The wife claimed that she and the therapist were in a fiduciary relationship, but the court concluded that she failed to demonstrate such a relationship:
[T]he only evidence [she] presents is that [the therapist] “rushed in” to provide guidance to [the minister and his wife] after [he] revealed he had infected [her] with HIV. Not only is the proposed relationship ancillary, a fiduciary relationship cannot arise after the alleged breach of that duty has already occurred. . . . Prior to that time, [the wife’s] evidence merely establishes [the therapist] . . . was a good friend of the couple.
What this means for churches
This case is important for two reasons.
1. Ministers are not necessarily agents
The most significant aspect of the court’s opinion was its conclusion that ministers are not necessarily agents of their church or denomination.
The significance of this ruling is the fact that a finding of agency would make the principal (i.e., a church or denominational agency) liable for the agent’s wrongdoing apart from any finding of negligence or culpability by the principal. The principal is responsible for the agent’s acts (i.e., sexual misconduct, negligent driving) no matter how careful it was.
To illustrate, consider a denomination with 25,000 ministers. If the ministers are agents of the denomination, then their wrongful conduct is imputed to the denomination, and no amount of care on its part changes that. Since it would be impossible for the denomination to police 25,000 ministers, it is absolutely liable with no defense.
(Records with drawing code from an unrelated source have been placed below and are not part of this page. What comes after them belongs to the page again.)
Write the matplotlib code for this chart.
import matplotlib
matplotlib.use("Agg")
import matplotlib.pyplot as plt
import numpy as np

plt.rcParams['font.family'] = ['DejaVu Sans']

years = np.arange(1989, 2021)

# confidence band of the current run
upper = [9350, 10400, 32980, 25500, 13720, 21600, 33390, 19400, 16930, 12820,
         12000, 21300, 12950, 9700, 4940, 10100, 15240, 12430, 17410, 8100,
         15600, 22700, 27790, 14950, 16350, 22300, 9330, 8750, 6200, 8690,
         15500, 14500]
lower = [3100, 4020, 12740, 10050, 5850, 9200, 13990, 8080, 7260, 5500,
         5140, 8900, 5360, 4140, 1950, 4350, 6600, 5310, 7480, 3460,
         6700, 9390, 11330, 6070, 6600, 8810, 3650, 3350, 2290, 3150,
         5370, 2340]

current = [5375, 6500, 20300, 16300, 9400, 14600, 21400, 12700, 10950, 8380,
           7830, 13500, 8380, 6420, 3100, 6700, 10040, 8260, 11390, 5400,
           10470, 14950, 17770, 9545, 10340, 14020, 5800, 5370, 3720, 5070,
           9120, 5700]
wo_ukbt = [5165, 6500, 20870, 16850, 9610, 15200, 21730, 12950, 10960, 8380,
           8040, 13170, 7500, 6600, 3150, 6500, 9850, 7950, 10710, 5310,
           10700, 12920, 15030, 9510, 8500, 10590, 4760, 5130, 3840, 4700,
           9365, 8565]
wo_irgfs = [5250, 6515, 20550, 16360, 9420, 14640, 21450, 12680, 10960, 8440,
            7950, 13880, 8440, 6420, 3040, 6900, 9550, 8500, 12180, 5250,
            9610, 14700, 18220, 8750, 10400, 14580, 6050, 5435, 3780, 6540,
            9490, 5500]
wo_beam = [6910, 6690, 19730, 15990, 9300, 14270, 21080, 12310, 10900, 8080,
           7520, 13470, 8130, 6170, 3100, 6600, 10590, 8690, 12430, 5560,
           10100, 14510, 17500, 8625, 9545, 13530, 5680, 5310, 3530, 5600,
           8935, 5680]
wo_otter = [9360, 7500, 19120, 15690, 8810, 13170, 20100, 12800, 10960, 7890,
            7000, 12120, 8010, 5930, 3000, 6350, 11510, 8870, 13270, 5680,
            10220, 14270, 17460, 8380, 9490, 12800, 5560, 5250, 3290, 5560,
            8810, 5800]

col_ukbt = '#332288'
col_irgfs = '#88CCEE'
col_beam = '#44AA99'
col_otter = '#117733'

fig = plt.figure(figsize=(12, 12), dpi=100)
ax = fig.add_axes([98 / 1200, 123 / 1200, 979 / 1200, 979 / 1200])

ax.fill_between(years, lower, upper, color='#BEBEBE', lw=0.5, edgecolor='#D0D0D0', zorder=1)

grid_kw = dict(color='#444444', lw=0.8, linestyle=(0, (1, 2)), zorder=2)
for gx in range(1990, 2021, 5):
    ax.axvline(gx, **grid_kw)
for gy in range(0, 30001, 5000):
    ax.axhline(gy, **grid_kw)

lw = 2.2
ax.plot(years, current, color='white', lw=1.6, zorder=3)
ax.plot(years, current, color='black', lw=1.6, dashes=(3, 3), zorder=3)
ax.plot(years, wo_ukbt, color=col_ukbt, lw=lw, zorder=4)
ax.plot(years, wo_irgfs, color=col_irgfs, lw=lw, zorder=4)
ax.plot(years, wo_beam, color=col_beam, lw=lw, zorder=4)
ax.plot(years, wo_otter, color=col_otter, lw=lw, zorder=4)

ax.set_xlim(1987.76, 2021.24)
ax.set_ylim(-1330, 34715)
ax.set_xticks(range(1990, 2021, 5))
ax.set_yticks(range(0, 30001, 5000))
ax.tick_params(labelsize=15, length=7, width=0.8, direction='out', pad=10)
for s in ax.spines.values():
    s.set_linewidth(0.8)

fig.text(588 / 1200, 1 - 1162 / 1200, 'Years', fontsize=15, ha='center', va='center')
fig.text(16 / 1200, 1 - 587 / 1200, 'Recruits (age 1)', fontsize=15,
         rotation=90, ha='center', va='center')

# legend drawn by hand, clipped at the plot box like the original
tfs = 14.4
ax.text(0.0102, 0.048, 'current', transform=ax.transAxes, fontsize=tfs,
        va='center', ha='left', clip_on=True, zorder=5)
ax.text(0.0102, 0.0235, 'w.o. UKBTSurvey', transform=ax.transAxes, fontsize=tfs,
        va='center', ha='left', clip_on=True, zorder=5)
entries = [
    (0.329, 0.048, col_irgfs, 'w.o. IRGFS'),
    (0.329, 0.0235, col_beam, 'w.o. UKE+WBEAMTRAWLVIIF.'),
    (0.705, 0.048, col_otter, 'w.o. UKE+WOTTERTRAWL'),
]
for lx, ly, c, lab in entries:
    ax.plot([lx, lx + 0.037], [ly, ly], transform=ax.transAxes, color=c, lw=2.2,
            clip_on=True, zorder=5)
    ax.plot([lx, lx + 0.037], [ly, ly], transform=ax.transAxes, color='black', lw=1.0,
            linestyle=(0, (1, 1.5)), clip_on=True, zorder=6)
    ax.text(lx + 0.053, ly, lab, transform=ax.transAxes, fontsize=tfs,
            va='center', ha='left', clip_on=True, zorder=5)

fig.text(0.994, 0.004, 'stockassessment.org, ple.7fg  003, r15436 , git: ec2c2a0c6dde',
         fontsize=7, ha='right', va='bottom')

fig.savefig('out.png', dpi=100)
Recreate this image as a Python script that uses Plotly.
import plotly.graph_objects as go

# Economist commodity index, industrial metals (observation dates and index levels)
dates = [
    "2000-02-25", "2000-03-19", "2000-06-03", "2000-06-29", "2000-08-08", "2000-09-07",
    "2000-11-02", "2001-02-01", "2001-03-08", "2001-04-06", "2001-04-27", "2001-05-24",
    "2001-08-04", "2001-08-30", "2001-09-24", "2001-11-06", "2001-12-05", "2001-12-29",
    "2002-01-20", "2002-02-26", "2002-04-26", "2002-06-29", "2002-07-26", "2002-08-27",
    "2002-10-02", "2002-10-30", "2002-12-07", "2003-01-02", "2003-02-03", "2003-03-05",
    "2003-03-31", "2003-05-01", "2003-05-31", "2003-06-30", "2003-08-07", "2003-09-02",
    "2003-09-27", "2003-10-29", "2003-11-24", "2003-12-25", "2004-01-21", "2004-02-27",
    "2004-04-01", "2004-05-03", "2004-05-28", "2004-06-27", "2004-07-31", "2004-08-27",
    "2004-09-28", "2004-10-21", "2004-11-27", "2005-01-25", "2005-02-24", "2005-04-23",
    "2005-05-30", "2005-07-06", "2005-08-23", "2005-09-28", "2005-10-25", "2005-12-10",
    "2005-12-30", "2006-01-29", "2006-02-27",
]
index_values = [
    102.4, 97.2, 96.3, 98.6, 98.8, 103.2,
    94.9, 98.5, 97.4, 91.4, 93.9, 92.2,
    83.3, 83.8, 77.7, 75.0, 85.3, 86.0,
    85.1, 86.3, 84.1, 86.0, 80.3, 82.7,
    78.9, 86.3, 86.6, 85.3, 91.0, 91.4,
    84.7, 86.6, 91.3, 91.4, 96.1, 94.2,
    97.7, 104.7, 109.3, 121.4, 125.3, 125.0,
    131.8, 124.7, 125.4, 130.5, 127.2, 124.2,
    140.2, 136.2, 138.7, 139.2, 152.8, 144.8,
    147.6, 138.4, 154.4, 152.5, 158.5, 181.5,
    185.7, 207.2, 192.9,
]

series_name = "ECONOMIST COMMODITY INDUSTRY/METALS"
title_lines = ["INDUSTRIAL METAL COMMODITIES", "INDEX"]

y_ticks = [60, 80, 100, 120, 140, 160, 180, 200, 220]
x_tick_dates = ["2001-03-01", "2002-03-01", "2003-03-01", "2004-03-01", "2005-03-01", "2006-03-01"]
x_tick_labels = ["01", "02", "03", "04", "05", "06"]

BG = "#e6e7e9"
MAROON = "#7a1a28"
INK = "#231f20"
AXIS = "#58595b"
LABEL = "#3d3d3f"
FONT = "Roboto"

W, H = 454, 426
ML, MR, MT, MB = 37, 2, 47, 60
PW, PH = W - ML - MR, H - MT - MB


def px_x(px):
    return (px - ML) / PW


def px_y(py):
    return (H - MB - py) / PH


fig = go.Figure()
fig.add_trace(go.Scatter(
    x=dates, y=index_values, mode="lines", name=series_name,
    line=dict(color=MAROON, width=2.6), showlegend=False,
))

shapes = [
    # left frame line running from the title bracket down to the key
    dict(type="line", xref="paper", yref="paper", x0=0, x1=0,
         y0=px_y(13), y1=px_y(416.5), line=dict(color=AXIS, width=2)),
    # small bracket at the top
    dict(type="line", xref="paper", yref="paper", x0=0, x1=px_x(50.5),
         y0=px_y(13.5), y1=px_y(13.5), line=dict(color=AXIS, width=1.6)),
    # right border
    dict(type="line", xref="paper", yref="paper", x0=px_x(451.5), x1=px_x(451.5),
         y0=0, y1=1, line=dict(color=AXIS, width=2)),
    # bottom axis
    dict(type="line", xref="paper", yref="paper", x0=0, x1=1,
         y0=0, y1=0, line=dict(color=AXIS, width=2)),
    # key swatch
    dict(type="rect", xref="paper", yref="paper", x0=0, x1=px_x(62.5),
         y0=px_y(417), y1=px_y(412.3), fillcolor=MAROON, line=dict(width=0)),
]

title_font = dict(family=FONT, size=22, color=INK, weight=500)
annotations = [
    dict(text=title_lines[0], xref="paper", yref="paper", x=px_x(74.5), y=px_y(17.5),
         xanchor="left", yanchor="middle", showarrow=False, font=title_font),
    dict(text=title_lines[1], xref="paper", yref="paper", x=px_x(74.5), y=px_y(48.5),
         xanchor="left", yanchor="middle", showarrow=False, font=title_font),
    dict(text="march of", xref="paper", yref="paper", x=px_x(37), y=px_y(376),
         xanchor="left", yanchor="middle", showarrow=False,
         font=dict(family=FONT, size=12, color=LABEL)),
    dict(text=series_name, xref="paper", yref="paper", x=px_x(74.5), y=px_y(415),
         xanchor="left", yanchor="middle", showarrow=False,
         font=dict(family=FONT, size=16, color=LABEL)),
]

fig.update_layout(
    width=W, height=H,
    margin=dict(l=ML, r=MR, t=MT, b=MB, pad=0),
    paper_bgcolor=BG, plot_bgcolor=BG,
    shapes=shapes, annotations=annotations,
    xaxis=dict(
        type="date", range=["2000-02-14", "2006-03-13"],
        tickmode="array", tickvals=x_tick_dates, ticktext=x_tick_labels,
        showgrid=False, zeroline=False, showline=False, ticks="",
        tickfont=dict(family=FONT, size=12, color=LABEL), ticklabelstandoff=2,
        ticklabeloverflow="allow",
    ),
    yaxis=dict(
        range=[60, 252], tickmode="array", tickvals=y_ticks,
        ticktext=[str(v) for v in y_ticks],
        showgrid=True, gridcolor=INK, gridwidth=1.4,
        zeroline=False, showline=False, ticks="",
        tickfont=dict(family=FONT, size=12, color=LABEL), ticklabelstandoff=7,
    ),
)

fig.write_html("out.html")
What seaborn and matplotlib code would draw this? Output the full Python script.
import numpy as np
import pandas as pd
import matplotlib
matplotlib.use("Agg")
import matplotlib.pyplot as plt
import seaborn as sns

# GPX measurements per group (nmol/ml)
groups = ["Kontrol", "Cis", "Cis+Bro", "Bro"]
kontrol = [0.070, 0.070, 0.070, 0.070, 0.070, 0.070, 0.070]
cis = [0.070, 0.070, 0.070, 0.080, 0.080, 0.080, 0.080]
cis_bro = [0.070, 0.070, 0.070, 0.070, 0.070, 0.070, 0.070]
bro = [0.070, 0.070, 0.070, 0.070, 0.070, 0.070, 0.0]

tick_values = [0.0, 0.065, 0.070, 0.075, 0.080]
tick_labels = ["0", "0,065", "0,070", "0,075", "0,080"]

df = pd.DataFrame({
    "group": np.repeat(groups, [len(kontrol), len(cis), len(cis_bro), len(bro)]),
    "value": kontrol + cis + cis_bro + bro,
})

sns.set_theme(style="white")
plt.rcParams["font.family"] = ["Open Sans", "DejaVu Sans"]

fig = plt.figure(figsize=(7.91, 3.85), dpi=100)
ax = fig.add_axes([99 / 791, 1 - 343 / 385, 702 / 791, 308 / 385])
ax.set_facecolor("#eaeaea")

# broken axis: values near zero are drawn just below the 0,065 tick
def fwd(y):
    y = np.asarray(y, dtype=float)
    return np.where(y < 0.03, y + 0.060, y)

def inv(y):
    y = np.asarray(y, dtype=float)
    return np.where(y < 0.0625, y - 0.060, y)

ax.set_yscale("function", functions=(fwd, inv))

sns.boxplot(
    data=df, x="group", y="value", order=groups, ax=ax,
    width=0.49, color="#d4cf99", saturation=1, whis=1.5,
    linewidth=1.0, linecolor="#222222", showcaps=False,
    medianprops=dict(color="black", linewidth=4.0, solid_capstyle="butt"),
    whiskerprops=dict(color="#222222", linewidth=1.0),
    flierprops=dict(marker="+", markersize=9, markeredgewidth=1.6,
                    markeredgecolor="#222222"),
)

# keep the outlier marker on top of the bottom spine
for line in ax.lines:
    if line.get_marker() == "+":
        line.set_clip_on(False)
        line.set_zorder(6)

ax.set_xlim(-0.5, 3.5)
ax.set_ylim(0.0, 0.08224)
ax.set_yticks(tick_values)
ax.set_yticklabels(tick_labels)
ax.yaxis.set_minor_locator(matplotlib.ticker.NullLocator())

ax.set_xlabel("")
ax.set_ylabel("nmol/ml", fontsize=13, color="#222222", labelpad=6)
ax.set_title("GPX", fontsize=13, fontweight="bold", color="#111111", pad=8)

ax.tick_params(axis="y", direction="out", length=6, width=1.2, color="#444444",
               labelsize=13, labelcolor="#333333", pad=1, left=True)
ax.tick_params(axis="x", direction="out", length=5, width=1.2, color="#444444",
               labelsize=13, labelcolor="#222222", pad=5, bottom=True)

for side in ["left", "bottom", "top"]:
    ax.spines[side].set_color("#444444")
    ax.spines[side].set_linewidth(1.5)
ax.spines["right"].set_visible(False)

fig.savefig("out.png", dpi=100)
This makes a finding that ministers are agents of a denomination an existential threat jeopardizing its very existence.
Fortunately, some courts, like this one, have refused to characterize ministers as agents of their church or denomination, at least for injuries they cause when not acting in furtherance of the agency relationship.
This court concluded that ministers are agents of a church or denomination only if they cause injury while acting in furtherance of their agency status. The court explained:
Here, [the minister’s] specific action for which [his wife] seeks to hold [the state conference] vicariously liable was his having sexual intercourse with his wife after engaging in high-risk sexual behavior with other men. [She] certainly presents no evidence that this act was performed in the course and scope of [her ex-husband’s] church duties, over which [the state conference] had power and control. . . . “There is no vicarious liability where an agent acted with personal or malicious motive, unless the principal authorized or ratified the acts. . . . And [the minister’s] personal decision to initiate sex with his wife after knowingly engaging in high-risk extramarital sexual behavior cannot be said to have been authorized or ratified by [the state conference].
2. Disclosing risks of harm
The ex-minister’s wife claimed that the therapist was responsible for her HIV infection because she failed to warn her of her husband’s “high-risk sexual behavior with men.” This raises the question of whether a therapist (or pastor) has a duty to inform others that a counselee poses a threat of harm or death, and whether such a warning violates a duty of confidentiality.
Clergy who disclose confidential information shared with them in counseling may be exposing themselves, as well as their church, to liability on the basis of malpractice, invasion of privacy, breach of fiduciary duty, and infliction of emotional distress.
This conclusion may apply even when clergy share confidential information in order to discipline a member for violating church standards or to protect third parties from harm. As a result, clergy should not disseminate information obtained from confidential counseling sessions without first seeking legal advice.